- Host country: Tanzania
- Date: 22 February 2021 - 25 February 2021
- Venues: Virtual
- Participants: Burundi Kenya Rwanda South Sudan Tanzania Uganda
- Follows: 20th EAC Ordinary summit

= 21st EAC Ordinary summit =

The 21st EAC Ordinary summit was held between 22 February 2021 to 25 February 2021 virtually. This was the first summit held after the start of COVID-19 pandemic. The summit focused on considering applications of new members along with re-organizing the leadership of the bloc. The leadership of the community was transferred from Paul Kagame of Rwanda to Uhuru Kenyatta or Kenya.

== Participants ==

| Country | Title | Dignitary |
|---|---|---|
| Burundi | President | Évariste Ndayishimiye |
| Kenya | President | Uhuru Kenyatta |
| Rwanda | President | Paul Kagame |
| South Sudan | President | Salva Kiir Mayardit |
| Uganda | President | Yoweri Museveni |
| Tanzania | Vice-President | Samia Suluhu Hassan |

== Agenda ==

=== New Members ===
While South Sudan is a full member of the EAC, the state is behind in timelines to integrate its systems into the regional bloc. The heads of state directed the council to expedite the accelerate the process. The summit also noted that the application by Somalia had not begun the verification process and requested the committee to follow up on the exercise.
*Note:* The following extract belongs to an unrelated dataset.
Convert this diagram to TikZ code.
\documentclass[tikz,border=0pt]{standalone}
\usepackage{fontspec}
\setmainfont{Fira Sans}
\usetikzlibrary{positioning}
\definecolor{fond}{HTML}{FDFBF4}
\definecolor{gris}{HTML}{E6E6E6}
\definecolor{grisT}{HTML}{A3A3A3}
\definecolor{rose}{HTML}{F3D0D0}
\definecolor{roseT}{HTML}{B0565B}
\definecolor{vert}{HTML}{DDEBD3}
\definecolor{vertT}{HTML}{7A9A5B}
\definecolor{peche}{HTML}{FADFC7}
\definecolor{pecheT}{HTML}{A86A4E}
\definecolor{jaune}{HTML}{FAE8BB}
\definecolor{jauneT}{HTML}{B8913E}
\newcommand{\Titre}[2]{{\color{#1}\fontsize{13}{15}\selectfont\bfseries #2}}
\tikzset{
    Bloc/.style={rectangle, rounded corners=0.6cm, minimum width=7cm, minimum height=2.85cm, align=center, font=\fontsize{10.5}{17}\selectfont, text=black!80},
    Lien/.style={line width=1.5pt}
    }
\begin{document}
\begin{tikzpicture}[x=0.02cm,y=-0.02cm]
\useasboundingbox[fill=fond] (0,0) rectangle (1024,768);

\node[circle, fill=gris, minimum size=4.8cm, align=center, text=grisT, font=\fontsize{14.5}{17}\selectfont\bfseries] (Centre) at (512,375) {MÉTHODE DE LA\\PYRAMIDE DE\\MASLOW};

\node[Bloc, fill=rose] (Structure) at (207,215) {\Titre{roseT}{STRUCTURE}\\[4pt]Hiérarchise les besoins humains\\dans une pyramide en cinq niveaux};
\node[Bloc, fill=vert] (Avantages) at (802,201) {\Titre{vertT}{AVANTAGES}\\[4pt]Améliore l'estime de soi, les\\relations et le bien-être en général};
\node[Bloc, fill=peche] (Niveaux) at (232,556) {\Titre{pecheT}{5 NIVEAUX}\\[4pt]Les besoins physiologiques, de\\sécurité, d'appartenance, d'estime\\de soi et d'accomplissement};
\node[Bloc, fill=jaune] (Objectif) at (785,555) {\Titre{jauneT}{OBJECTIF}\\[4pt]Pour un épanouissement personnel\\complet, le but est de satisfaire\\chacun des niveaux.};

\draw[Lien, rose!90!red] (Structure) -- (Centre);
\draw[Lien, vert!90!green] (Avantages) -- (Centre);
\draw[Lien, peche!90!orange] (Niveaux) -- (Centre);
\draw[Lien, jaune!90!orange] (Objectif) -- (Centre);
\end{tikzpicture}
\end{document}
The Democratic Republic of the Congo made a formal application to join the community and the heads of state considered the application for their admission at the 22nd EAC Ordinary summit.

=== Leadership ===
The summit oversaw the appointment of a new Secretary General of the East African Community, Peter Mathuki of Kenya, who took over the position for a non-renewable 5-year term from Libérat Mfumukeko of Burundi.